• [What is required] Leaving out all pictures, please print only the lines from the one containing "Rebuild this chart" through the one containing "var height = 619;".

• [Listed records]
####################
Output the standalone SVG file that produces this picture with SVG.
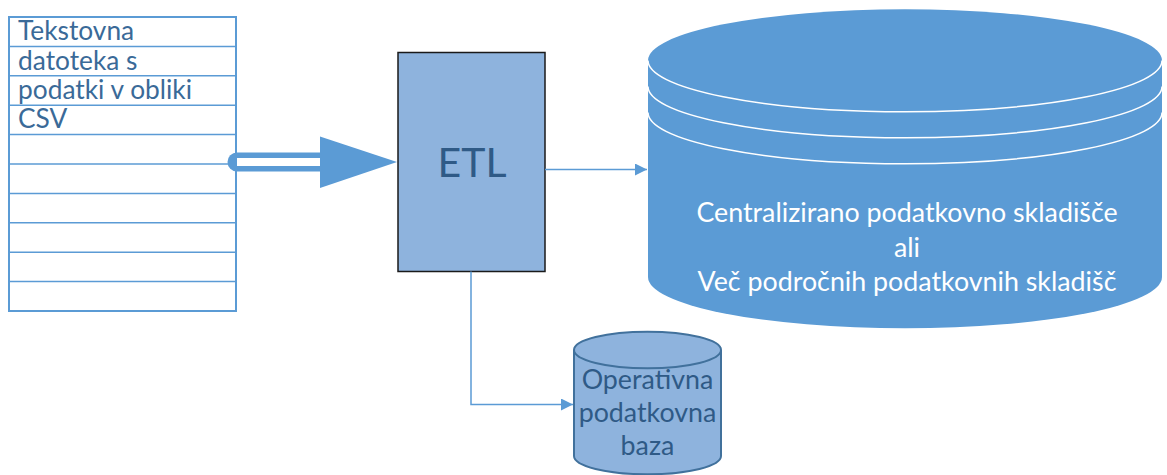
<svg xmlns="http://www.w3.org/2000/svg" width="1167" height="475" viewBox="0 0 1167 475">
  <style>
    .grid { fill: #ffffff; stroke: #5B9BD5; stroke-width: 2; }
    .row { stroke: #5B9BD5; stroke-width: 1.5; }
    .lbl { font-family: Lato, "Open Sans", sans-serif; }
    .tbl { font-size: 26.3px; fill: #3A6A98; }
    .dark { fill: #2F5A86; }
    .white { fill: #ffffff; }
    .conn { fill: none; stroke: #5B9BD5; stroke-width: 1.5; }
  </style>
  <defs>
    <marker id="tri" viewBox="0 0 12 12" refX="12" refY="6" markerWidth="12" markerHeight="12" markerUnits="userSpaceOnUse" orient="auto">
      <path d="M0,0 L12,6 L0,12 Z" fill="#5B9BD5"/>
    </marker>
  </defs>

  <!-- CSV text file drawn as a ruled sheet -->
  <g id="csv-file">
    <rect class="grid" x="9" y="17" width="227" height="294"/>
    <line class="row" x1="9" y1="46.4" x2="236" y2="46.4"/>
    <line class="row" x1="9" y1="75.8" x2="236" y2="75.8"/>
    <line class="row" x1="9" y1="105.2" x2="236" y2="105.2"/>
    <line class="row" x1="9" y1="134.6" x2="236" y2="134.6"/>
    <line class="row" x1="9" y1="164" x2="236" y2="164"/>
    <line class="row" x1="9" y1="193.4" x2="236" y2="193.4"/>
    <line class="row" x1="9" y1="222.8" x2="236" y2="222.8"/>
    <line class="row" x1="9" y1="252.2" x2="236" y2="252.2"/>
    <line class="row" x1="9" y1="281.6" x2="236" y2="281.6"/>
    <text class="lbl tbl" x="18" y="40">Tekstovna</text>
    <text class="lbl tbl" x="18" y="69.5">datoteka s</text>
    <text class="lbl tbl" x="18" y="98.8">podatki v obliki</text>
    <text class="lbl tbl" x="18" y="128.2">CSV</text>
  </g>

  <!-- ETL process box -->
  <g id="etl">
    <rect x="398" y="52.5" width="147" height="219" fill="#8EB3DD" stroke="#1a1a1a" stroke-width="1.5"/>
    <text class="lbl dark" x="472" y="177" font-size="41" text-anchor="middle">ETL</text>
  </g>

  <!-- Central data warehouse -->
  <g id="warehouse">
    <path d="M648,60.5 L648,277 A257,51.2 0 0 0 1162,277 L1162,60.5 A257,51.2 0 0 0 648,60.5 Z" fill="#5B9BD5"/>
    <path d="M648,60.5 A257,51.2 0 0 0 1162,60.5" fill="none" stroke="#ffffff" stroke-width="1.5"/>
    <path d="M648,86.5 A257,51.2 0 0 0 1162,86.5" fill="none" stroke="#ffffff" stroke-width="1.5"/>
    <path d="M648,112.5 A257,51.2 0 0 0 1162,112.5" fill="none" stroke="#ffffff" stroke-width="1.5"/>
    <text class="lbl white" x="907" y="222" font-size="26.8" text-anchor="middle">Centralizirano podatkovno skladišče</text>
    <text class="lbl white" x="907" y="256.5" font-size="26.8" text-anchor="middle">ali</text>
    <text class="lbl white" x="907" y="291" font-size="26.8" text-anchor="middle">Več področnih podatkovnih skladišč</text>
  </g>

  <!-- Operational database -->
  <g id="operational-db">
    <path d="M574,350 L574,456 A73.5,18.3 0 0 0 721,456 L721,350 A73.5,18.3 0 0 0 574,350 Z" fill="#8EB3DD" stroke="#41719C" stroke-width="2"/>
    <path d="M574,350 A73.5,18.3 0 0 0 721,350" fill="none" stroke="#41719C" stroke-width="2"/>
    <text class="lbl dark" x="647.5" y="389" font-size="26.8" text-anchor="middle">Operativna</text>
    <text class="lbl dark" x="647.5" y="422" font-size="26.8" text-anchor="middle">podatkovna</text>
    <text class="lbl dark" x="647.5" y="455" font-size="26.8" text-anchor="middle">baza</text>
  </g>

  <!-- Connectors -->
  <g id="connectors">
    <!-- wide hollow arrow from the file into ETL -->
    <g id="csv-to-etl">
      <line x1="237" y1="162" x2="322" y2="162" stroke="#5B9BD5" stroke-width="19" stroke-linecap="round"/>
      <line x1="237" y1="162" x2="322" y2="162" stroke="#ffffff" stroke-width="8"/>
      <path d="M320,136.5 L397,162 L320,188 Z" fill="#5B9BD5"/>
    </g>
    <path id="etl-to-warehouse" class="conn" d="M545,169.5 L647,169.5" marker-end="url(#tri)"/>
    <path id="etl-to-db" class="conn" d="M471,271.5 L471,404.5 L573,404.5" marker-end="url(#tri)"/>
  </g>
</svg>
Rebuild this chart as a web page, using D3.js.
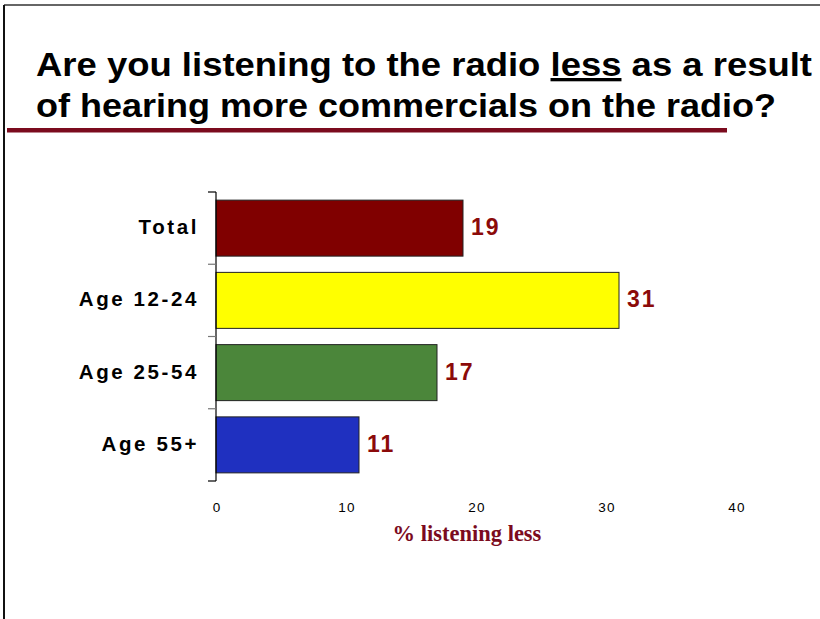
<!DOCTYPE html>
<html>
<head>
<meta charset="utf-8">
<script src="https://cdn.jsdelivr.net/npm/d3@7"></script>
<style>
  body { margin: 0; background: #fff; }
  svg { display: block; }
</style>
</head>
<body>
<svg id="chart"></svg>
<script>
var width = 820;
var height = 619;

// data
var categories = ["Total", "Age 12-24", "Age 25-54", "Age 55+"];
var values = [19, 31, 17, 11];
var barColors = ["#800000", "#FFFF00", "#4B863A", "#1F30C0"];
var xTicks = [0, 10, 20, 30, 40];
var axisTitle = "% listening less";

var svg = d3.select("#chart")
    .attr("width", width)
    .attr("height", height);

// slide frame (left + top edges only are visible)
svg.append("line")
   .attr("x1", 4).attr("y1", 5).attr("x2", width).attr("y2", 5)
   .attr("stroke", "#333").attr("stroke-width", 1.5);
svg.append("line")
   .attr("x1", 4).attr("y1", 5).attr("x2", 4).attr("y2", height)
   .attr("stroke", "#111").attr("stroke-width", 2);

// title
var t1 = svg.append("text")
   .attr("x", 36).attr("y", 76)
   .attr("font-family", "Liberation Sans, Arial, sans-serif")
   .attr("font-weight", "bold")
   .attr("font-size", 33)
   .attr("fill", "#000")
   .attr("textLength", 776)
   .attr("lengthAdjust", "spacingAndGlyphs");
t1.append("tspan").text("Are you listening to the radio ");
t1.append("tspan").attr("text-decoration", "underline").text("less");
t1.append("tspan").text(" as a result");

svg.append("text")
   .attr("x", 36).attr("y", 117)
   .attr("font-family", "Liberation Sans, Arial, sans-serif")
   .attr("font-weight", "bold")
   .attr("font-size", 33)
   .attr("fill", "#000")
   .attr("textLength", 740)
   .attr("lengthAdjust", "spacingAndGlyphs")
   .text("of hearing more commercials on the radio?");

svg.append("rect")
   .attr("x", 7).attr("y", 128)
   .attr("width", 720).attr("height", 4.5)
   .attr("fill", "#7B0B1E");

// chart area
var plotLeft = 216, plotRight = 736, plotTop = 192, plotBottom = 481;

var x = d3.scaleLinear()
    .domain([0, 40])
    .range([plotLeft, plotRight]);

var y = d3.scaleBand()
    .domain(categories)
    .range([plotTop, plotBottom])
    .paddingInner(0.225)
    .paddingOuter(0.1125);

// bars
svg.selectAll("rect.bar")
   .data(values)
   .enter().append("rect")
   .attr("class", "bar")
   .attr("x", x(0))
   .attr("y", function(d, i) { return y(categories[i]); })
   .attr("width", function(d) { return x(d) - x(0); })
   .attr("height", y.bandwidth())
   .attr("fill", function(d, i) { return barColors[i]; })
   .attr("stroke", "#222")
   .attr("stroke-width", 1);

// value labels
svg.selectAll("text.val")
   .data(values)
   .enter().append("text")
   .attr("class", "val")
   .attr("x", function(d) { return x(d) + 8; })
   .attr("y", function(d, i) { return y(categories[i]) + y.bandwidth() / 2 + 7; })
   .attr("font-family", "Liberation Sans, Arial, sans-serif")
   .attr("font-weight", "bold")
   .attr("font-size", 23)
   .attr("letter-spacing", 2)
   .attr("fill", "#8B0A0A")
   .text(function(d) { return d; });

// y axis: vertical line with ticks between bands
var yEdges = categories.map(function(c) { return y(c) - y.step() * y.paddingOuter(); });
yEdges.push(plotBottom);

svg.append("line")
   .attr("x1", plotLeft).attr("y1", plotTop).attr("x2", plotLeft).attr("y2", plotBottom)
   .attr("stroke", "#000").attr("stroke-width", 1.2);

svg.selectAll("line.ytick")
   .data(yEdges)
   .enter().append("line")
   .attr("class", "ytick")
   .attr("x1", plotLeft - 8).attr("x2", plotLeft)
   .attr("y1", function(d) { return d; })
   .attr("y2", function(d) { return d; })
   .attr("stroke", function(d, i) { return (i === 0 || i === yEdges.length - 1) ? "#000" : "#777"; })
   .attr("stroke-width", 1.2);

// category labels
svg.selectAll("text.cat")
   .data(categories)
   .enter().append("text")
   .attr("class", "cat")
   .attr("x", 199)
   .attr("y", function(d) { return y(d) + y.bandwidth() / 2 + 6; })
   .attr("text-anchor", "end")
   .attr("font-family", "Liberation Sans, Arial, sans-serif")
   .attr("font-weight", "bold")
   .attr("font-size", 20.5)
   .attr("letter-spacing", 2.6)
   .attr("fill", "#000")
   .text(function(d) { return d; });

// x tick labels
svg.selectAll("text.xt")
   .data(xTicks)
   .enter().append("text")
   .attr("class", "xt")
   .attr("x", function(d) { return x(d) + 1; })
   .attr("y", 512)
   .attr("text-anchor", "middle")
   .attr("font-family", "Liberation Sans, Arial, sans-serif")
   .attr("font-size", 13.5)
   .attr("letter-spacing", 1.2)
   .attr("fill", "#000")
   .text(function(d) { return d; });

// x axis title
svg.append("text")
   .attr("x", 467)
   .attr("y", 541)
   .attr("text-anchor", "middle")
   .attr("font-family", "Liberation Serif, Times New Roman, serif")
   .attr("font-weight", "bold")
   .attr("font-size", 22.5)
   .attr("fill", "#7B0B1E")
   .text(axisTitle);
</script>
</body>
</html>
####################
• [Written response]
Rebuild this chart as a web page, using D3.js.
<!DOCTYPE html>
<html>
<head>
<meta charset="utf-8">
<script src="https://cdn.jsdelivr.net/npm/d3@7"></script>
<style>
  body { margin: 0; background: #fff; }
  svg { display: block; }
</style>
</head>
<body>
<svg id="chart"></svg>
<script>
var width = 820;
var height = 619;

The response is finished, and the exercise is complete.